→ **Aim**:
Look through the lines below and extract any with the word "this".

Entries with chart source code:
begin
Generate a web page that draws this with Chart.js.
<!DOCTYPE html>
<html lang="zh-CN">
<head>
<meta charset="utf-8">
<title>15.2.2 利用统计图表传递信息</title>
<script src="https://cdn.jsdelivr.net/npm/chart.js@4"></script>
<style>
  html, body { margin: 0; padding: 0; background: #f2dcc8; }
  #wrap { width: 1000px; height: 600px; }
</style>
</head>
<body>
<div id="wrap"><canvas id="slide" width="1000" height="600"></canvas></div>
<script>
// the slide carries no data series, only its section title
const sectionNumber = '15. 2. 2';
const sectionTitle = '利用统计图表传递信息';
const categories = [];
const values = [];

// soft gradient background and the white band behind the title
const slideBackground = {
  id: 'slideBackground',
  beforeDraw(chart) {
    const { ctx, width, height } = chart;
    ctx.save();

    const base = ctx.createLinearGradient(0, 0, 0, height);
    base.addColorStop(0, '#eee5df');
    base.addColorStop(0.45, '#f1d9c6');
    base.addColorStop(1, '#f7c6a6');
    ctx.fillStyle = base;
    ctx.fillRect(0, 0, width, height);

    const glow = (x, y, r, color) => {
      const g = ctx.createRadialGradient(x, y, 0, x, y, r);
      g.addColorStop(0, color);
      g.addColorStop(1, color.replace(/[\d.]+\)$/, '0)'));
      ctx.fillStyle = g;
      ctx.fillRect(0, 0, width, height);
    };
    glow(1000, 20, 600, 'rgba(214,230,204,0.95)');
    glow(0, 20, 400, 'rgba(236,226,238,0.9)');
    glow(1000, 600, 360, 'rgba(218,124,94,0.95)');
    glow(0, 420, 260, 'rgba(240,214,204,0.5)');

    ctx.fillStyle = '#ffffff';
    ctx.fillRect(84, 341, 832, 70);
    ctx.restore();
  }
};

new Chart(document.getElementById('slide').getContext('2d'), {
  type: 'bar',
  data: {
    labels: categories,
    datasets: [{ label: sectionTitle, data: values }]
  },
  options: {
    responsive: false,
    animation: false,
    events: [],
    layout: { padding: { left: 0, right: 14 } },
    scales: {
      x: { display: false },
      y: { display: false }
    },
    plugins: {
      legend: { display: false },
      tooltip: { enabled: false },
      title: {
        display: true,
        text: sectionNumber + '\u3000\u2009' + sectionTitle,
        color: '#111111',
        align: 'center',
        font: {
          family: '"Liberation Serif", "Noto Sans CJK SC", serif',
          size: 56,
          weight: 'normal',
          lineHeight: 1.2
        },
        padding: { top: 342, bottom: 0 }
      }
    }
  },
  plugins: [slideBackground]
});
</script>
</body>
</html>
end
begin
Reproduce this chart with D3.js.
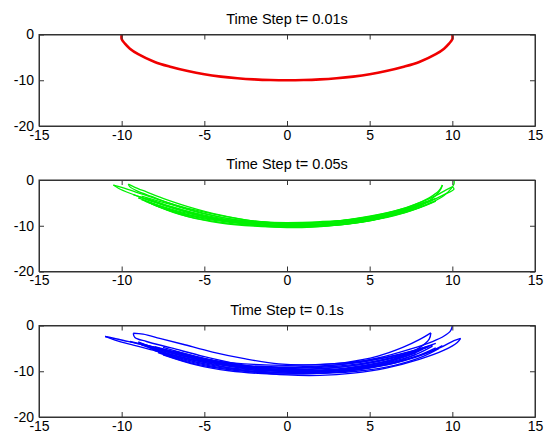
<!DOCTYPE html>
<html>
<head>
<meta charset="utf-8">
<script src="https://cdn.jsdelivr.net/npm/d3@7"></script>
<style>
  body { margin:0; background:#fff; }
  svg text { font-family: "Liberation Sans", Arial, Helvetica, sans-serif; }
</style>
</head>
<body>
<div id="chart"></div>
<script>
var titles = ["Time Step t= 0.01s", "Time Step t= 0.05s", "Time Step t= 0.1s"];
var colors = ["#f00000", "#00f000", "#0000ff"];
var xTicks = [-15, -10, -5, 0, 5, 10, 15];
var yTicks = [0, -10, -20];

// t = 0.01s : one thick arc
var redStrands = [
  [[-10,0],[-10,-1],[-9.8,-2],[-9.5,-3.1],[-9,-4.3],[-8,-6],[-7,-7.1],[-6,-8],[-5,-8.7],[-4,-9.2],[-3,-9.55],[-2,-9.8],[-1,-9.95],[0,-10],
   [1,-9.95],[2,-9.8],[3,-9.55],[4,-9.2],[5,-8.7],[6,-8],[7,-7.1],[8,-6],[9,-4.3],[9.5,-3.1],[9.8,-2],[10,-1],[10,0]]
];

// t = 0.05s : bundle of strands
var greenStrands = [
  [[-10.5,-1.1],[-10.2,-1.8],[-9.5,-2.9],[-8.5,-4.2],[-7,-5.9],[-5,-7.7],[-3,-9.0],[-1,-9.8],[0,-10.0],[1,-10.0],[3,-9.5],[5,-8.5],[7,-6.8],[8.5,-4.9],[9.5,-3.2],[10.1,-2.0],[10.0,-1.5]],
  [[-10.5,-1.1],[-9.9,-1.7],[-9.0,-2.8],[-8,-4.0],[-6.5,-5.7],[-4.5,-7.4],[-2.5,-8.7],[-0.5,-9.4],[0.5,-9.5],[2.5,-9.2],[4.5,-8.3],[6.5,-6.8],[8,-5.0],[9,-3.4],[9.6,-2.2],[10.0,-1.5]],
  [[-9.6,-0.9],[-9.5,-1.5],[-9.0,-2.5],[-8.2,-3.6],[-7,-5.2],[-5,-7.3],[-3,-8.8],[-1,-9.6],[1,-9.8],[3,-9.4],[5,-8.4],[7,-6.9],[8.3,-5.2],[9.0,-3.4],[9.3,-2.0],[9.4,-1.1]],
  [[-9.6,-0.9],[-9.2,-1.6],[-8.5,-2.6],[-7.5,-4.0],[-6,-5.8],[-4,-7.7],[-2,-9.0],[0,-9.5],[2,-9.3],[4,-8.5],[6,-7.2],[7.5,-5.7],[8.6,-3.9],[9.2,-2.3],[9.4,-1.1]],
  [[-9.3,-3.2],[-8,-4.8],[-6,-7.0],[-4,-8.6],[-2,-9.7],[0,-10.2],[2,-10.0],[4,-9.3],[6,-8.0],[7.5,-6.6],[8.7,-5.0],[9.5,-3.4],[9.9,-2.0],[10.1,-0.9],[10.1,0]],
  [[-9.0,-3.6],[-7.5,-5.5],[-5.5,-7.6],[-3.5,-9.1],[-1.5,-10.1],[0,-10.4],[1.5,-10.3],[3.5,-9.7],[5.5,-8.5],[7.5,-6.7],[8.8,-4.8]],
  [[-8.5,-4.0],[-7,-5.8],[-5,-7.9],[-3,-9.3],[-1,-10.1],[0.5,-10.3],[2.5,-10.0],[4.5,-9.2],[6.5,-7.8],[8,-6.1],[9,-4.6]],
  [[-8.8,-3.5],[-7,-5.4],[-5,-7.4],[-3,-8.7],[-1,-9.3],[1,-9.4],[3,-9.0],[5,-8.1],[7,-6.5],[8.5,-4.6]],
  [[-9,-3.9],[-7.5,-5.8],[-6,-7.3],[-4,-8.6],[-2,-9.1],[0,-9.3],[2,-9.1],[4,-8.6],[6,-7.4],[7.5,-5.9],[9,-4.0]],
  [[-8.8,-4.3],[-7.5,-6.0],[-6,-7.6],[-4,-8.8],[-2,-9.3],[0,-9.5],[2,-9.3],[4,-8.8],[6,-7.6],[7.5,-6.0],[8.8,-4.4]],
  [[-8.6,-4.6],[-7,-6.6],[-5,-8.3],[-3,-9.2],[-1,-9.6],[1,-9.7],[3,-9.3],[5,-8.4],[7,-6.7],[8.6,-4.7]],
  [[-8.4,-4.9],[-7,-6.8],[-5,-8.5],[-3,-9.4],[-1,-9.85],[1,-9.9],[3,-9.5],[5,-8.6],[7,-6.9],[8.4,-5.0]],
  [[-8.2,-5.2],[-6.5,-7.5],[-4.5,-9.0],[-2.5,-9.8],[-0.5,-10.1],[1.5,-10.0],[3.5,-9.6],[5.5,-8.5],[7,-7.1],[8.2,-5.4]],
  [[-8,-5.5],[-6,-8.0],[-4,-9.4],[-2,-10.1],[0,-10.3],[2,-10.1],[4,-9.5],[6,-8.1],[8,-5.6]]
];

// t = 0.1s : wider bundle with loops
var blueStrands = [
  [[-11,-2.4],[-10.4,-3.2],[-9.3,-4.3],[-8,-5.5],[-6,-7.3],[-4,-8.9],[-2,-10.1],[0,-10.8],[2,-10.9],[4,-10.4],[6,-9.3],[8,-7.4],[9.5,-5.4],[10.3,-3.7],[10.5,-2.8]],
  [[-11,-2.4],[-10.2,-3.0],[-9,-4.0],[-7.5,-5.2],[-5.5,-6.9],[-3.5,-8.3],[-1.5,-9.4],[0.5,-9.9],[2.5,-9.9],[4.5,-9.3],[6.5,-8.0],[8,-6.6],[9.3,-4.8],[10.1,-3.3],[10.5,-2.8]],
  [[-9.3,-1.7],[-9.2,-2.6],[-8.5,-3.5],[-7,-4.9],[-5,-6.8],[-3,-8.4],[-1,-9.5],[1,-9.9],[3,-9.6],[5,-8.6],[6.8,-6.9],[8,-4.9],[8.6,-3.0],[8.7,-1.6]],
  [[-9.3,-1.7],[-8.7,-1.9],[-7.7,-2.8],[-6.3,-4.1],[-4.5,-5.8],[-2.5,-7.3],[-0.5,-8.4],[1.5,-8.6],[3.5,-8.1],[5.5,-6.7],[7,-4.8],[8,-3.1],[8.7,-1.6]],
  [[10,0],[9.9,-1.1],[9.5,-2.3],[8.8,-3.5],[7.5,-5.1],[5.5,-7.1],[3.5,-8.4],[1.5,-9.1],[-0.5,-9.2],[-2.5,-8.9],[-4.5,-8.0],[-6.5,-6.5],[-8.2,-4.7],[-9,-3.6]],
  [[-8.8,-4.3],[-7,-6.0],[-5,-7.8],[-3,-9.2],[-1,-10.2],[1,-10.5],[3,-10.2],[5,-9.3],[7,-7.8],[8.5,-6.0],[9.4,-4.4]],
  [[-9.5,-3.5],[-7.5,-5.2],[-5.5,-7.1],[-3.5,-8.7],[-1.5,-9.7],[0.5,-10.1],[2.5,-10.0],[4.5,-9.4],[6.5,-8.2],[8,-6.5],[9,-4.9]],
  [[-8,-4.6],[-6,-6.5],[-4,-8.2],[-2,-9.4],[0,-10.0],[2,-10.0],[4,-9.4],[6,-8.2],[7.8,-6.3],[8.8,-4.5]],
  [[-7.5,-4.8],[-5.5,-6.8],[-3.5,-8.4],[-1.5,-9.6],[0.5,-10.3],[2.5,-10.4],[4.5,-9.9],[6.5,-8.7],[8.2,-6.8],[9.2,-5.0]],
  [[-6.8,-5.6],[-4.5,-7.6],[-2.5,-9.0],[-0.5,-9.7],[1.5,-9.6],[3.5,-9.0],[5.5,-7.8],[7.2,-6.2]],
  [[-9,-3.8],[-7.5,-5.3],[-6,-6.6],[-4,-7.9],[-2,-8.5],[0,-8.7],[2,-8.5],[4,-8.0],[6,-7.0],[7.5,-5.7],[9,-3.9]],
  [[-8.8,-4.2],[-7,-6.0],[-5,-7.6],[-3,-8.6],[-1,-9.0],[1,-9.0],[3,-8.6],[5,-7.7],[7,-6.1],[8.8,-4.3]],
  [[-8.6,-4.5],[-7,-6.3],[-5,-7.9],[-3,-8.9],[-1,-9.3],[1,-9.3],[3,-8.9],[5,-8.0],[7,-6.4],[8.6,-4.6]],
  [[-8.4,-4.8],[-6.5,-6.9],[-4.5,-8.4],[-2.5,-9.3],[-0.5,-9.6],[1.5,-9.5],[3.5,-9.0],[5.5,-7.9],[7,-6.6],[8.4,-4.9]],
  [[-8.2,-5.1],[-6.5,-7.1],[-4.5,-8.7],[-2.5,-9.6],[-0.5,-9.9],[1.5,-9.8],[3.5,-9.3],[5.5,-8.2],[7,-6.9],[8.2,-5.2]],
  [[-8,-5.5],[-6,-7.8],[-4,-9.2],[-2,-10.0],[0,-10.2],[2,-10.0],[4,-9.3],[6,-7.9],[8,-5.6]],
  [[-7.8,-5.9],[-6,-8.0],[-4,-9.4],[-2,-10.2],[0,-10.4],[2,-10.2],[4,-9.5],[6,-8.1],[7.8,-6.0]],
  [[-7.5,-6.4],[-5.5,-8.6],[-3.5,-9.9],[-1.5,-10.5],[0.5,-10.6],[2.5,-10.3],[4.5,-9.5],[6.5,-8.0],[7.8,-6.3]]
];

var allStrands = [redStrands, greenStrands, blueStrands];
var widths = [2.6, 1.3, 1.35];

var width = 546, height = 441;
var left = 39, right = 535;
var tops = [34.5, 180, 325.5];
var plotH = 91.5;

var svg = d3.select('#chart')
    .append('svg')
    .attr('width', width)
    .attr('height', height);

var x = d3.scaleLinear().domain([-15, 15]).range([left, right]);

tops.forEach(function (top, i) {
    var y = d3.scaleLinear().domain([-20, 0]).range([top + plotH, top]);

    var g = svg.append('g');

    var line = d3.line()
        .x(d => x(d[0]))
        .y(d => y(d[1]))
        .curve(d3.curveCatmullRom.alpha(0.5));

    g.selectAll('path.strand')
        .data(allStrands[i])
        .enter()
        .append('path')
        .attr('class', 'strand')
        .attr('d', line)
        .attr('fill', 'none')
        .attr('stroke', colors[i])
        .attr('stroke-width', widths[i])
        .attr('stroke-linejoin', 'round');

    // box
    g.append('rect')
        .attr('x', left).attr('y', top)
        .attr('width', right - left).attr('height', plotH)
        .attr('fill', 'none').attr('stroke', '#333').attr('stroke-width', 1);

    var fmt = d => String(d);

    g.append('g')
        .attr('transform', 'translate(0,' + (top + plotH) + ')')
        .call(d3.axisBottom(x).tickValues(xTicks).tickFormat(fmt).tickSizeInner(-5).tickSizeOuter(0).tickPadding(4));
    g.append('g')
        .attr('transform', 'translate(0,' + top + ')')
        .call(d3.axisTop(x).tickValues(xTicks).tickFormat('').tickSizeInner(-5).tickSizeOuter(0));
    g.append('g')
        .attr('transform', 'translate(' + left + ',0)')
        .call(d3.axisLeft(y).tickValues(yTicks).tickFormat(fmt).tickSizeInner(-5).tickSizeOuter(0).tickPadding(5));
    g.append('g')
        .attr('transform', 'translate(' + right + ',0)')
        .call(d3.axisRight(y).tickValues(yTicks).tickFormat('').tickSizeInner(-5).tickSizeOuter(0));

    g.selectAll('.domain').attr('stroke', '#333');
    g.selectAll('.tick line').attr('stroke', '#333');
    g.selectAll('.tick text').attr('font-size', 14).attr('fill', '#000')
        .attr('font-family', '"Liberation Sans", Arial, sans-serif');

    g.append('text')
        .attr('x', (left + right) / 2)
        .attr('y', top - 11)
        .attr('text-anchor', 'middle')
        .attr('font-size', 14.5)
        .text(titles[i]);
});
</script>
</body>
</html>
end
begin
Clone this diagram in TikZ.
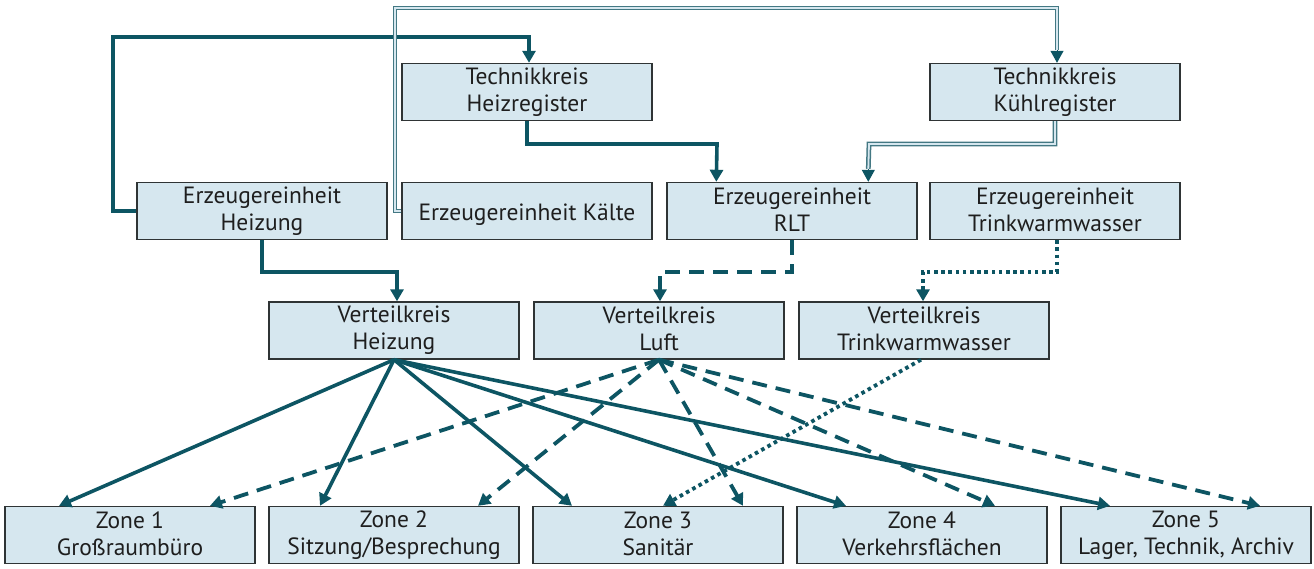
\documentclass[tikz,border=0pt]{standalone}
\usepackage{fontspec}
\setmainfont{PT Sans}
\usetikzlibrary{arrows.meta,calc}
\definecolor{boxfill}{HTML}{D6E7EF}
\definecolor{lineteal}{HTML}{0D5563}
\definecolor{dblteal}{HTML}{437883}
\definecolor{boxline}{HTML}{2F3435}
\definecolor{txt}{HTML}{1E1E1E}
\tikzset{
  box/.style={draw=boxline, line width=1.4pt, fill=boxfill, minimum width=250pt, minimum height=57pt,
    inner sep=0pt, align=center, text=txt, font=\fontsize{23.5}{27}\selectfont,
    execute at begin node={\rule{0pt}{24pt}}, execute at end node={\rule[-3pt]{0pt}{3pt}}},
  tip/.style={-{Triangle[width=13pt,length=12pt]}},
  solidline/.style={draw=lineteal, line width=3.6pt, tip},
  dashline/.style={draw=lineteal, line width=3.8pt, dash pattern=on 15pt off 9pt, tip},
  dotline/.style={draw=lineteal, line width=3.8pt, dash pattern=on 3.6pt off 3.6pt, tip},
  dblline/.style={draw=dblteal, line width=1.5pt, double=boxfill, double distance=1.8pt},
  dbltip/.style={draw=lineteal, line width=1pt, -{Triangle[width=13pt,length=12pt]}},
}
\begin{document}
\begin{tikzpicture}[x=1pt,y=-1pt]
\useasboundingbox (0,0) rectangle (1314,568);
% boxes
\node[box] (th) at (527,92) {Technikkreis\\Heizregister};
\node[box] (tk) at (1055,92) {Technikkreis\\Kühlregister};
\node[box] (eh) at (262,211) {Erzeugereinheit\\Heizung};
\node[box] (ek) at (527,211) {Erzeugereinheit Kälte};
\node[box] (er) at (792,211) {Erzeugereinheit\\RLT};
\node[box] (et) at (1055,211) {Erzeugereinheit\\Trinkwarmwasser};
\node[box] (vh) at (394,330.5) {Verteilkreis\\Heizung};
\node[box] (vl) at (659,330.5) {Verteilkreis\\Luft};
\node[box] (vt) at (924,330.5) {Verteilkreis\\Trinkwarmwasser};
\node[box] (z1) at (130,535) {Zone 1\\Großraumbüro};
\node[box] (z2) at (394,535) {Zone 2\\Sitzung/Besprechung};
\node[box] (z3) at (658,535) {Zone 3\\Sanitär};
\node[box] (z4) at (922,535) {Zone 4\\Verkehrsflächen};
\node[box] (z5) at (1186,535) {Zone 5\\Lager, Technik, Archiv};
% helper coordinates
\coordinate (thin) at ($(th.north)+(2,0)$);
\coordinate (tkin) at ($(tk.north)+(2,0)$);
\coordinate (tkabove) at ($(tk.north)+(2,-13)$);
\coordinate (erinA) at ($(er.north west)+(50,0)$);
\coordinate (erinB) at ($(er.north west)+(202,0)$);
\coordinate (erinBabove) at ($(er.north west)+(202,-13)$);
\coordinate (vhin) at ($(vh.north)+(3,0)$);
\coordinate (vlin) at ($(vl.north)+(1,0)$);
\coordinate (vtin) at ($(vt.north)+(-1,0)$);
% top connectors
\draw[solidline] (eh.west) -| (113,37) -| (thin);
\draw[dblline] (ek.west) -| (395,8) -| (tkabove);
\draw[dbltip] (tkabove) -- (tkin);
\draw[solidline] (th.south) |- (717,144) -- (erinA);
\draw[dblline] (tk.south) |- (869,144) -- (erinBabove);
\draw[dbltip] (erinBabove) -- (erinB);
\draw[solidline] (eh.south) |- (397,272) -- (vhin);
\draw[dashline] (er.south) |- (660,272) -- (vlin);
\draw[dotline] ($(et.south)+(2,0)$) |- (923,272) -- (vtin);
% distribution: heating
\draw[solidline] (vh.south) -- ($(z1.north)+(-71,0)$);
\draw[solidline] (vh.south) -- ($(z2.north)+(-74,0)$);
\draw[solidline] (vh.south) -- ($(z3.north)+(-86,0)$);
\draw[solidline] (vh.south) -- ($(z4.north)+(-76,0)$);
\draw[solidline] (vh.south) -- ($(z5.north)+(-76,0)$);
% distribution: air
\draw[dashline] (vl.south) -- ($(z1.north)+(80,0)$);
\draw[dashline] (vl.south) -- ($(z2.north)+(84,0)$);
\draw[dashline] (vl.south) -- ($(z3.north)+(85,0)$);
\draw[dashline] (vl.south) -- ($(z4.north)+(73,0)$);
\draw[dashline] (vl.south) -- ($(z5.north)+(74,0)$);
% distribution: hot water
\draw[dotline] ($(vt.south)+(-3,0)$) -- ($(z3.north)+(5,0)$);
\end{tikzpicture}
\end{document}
end
→ **Problem solution**:
Generate a web page that draws this with Chart.js.
Reproduce this chart with D3.js.
Clone this diagram in TikZ.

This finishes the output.